INFORMATION GIVEN:
══════════════════════════════

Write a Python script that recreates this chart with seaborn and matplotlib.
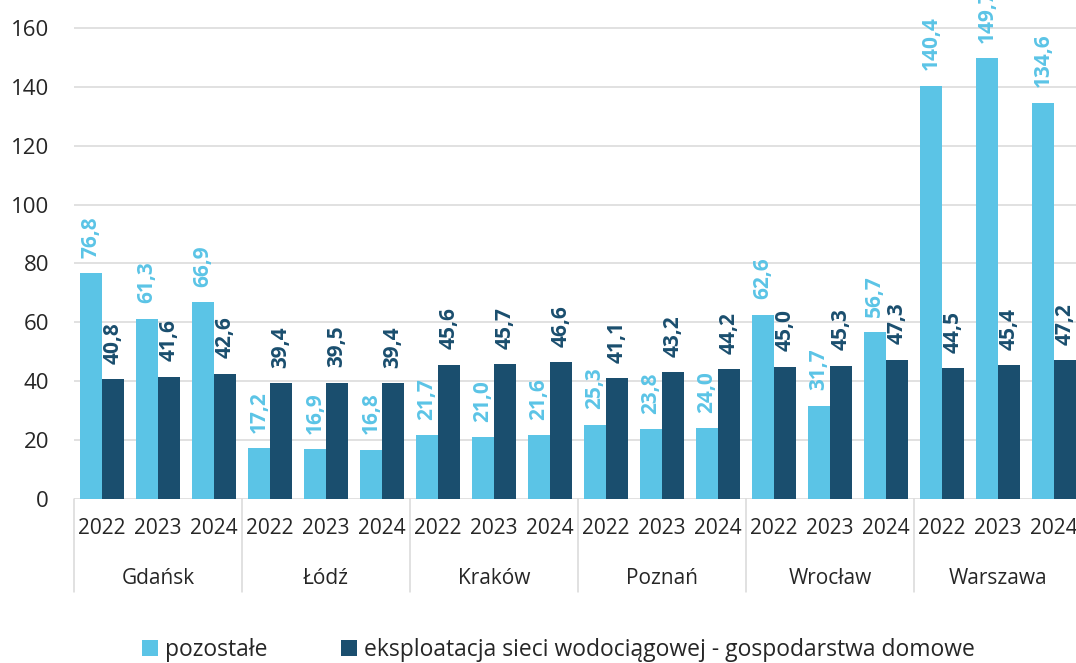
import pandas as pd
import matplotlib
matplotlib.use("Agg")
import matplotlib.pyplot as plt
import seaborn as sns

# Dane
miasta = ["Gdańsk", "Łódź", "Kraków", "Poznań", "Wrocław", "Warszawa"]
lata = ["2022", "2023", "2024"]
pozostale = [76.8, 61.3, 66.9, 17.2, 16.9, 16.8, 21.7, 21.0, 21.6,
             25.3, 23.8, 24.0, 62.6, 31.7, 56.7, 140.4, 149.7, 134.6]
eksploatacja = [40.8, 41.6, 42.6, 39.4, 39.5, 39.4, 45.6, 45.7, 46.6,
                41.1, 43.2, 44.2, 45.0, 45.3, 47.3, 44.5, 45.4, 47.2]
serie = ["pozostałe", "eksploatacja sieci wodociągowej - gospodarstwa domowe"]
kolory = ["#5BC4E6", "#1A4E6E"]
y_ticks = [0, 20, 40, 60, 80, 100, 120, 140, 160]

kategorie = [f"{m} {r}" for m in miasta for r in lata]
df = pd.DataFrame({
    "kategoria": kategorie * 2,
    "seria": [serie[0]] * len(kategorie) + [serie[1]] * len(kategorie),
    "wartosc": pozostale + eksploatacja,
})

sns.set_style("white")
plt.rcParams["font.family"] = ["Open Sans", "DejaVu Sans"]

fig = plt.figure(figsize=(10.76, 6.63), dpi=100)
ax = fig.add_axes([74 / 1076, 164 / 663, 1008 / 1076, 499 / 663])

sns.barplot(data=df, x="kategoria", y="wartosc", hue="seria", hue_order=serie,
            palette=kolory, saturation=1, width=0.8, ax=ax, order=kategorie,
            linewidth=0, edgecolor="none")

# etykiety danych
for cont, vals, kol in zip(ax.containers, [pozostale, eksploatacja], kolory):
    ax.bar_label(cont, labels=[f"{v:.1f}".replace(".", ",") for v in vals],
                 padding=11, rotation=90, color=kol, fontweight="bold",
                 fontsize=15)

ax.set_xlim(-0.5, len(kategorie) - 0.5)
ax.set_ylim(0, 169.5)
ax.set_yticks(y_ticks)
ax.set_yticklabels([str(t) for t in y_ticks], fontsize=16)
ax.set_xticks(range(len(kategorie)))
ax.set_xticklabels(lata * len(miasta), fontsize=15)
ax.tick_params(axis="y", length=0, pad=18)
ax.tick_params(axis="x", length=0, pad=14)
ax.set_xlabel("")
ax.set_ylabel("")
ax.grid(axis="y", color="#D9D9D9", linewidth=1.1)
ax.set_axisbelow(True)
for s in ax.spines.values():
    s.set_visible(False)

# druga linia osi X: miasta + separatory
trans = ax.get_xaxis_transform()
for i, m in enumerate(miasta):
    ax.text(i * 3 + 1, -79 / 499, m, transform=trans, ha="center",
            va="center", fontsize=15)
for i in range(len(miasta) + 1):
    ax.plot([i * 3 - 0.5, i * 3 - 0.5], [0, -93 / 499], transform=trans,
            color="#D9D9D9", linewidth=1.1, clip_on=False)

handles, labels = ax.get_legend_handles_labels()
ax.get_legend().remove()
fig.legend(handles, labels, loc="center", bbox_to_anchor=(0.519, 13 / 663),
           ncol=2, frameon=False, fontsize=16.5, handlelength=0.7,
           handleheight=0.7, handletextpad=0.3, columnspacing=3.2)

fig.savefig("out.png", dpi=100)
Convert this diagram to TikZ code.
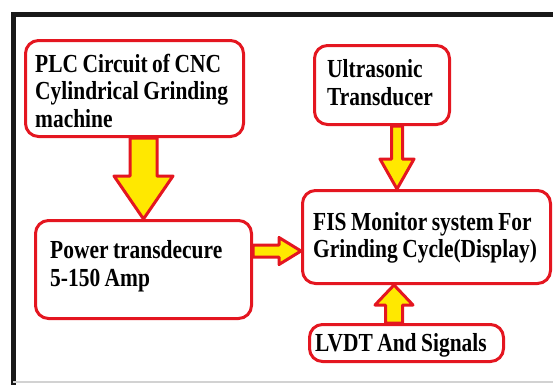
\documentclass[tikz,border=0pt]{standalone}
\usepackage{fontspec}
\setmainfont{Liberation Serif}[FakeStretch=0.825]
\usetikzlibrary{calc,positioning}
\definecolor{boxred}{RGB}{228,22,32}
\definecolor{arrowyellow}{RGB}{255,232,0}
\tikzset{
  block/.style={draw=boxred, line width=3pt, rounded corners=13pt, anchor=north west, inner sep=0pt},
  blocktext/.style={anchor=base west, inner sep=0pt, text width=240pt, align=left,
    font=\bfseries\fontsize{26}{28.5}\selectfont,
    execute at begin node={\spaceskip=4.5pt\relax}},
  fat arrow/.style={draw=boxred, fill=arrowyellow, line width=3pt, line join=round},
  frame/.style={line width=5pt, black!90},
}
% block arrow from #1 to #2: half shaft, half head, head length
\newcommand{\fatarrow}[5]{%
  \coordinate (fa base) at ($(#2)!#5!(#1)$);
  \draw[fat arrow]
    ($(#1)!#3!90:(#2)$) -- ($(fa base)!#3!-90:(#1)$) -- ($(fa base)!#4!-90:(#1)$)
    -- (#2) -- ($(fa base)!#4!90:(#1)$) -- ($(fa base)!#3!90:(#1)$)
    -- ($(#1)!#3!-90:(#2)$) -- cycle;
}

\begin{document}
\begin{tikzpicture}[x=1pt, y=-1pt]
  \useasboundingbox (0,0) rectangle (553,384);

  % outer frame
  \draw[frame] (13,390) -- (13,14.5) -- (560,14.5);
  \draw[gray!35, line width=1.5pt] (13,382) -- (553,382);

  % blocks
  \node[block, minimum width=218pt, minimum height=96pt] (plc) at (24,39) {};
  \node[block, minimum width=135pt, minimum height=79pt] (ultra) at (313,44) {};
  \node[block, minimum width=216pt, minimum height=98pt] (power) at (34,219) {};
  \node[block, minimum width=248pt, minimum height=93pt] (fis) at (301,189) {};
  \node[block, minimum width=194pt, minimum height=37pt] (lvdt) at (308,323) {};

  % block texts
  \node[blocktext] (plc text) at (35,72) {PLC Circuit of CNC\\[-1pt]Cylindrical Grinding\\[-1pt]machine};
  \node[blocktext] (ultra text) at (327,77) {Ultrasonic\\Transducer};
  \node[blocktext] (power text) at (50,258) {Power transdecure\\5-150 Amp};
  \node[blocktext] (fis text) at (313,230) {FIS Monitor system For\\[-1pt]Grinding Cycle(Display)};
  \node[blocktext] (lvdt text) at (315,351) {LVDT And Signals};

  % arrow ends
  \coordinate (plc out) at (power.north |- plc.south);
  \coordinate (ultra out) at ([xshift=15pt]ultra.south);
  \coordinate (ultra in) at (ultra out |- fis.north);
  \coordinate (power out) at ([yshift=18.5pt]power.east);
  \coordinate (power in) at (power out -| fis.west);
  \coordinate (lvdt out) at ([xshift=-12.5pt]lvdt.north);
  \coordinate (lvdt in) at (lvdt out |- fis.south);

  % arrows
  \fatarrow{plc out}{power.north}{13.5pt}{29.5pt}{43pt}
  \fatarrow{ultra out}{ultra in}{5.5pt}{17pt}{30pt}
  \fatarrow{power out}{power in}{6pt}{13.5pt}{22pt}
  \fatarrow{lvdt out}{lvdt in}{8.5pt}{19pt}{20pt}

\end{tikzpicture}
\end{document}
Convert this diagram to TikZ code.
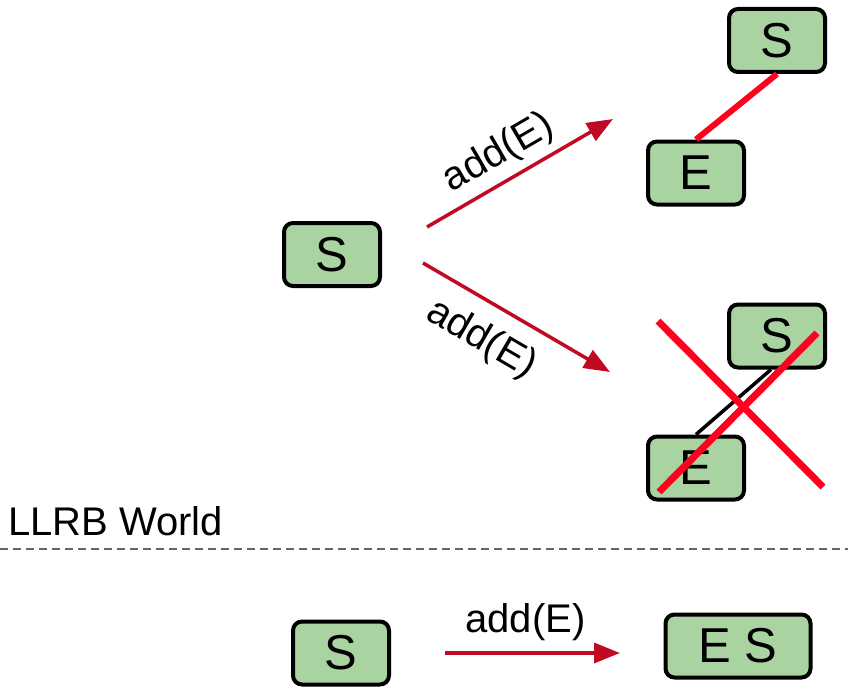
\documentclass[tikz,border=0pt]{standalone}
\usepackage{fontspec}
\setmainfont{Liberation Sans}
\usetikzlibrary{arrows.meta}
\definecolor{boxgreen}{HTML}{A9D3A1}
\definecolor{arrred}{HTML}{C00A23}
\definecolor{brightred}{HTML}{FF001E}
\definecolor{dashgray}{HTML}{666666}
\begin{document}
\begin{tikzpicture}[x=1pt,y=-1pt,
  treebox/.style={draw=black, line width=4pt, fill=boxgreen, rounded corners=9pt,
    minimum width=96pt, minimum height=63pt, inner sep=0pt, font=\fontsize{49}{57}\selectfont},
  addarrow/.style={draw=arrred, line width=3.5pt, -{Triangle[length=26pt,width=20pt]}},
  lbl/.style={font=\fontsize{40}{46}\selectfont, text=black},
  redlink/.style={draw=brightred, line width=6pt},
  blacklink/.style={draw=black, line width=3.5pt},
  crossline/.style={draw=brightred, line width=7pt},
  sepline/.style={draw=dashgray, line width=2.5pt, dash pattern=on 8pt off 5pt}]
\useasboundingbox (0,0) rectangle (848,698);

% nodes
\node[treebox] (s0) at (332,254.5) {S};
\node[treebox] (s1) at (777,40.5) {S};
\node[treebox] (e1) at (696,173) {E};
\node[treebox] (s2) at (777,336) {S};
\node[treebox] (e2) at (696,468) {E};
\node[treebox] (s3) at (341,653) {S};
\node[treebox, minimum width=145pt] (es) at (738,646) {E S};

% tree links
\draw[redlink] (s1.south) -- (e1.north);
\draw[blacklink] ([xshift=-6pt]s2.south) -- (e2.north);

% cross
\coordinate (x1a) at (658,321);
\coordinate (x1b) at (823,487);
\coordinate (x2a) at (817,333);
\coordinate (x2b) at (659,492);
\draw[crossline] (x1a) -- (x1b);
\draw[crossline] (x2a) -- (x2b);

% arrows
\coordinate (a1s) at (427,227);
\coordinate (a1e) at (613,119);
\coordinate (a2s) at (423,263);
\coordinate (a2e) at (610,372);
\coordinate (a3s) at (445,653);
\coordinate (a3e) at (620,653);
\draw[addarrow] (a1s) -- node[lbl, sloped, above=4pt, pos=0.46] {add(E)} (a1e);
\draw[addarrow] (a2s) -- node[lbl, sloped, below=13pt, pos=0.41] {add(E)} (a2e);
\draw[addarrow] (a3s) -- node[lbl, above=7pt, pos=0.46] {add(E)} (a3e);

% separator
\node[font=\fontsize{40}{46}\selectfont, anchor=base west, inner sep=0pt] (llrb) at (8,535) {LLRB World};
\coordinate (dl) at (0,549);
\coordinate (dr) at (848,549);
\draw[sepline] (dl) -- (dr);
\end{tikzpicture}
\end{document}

══════════════════════════════

SET EXERCISE: Above are the records; repeat their lines from the first through the line containing "import seaborn as sns", and leave out each picture.

OUTPUT OF THE EXERCISE:
Write a Python script that recreates this chart with seaborn and matplotlib.
import pandas as pd
import matplotlib
matplotlib.use("Agg")
import matplotlib.pyplot as plt
import seaborn as sns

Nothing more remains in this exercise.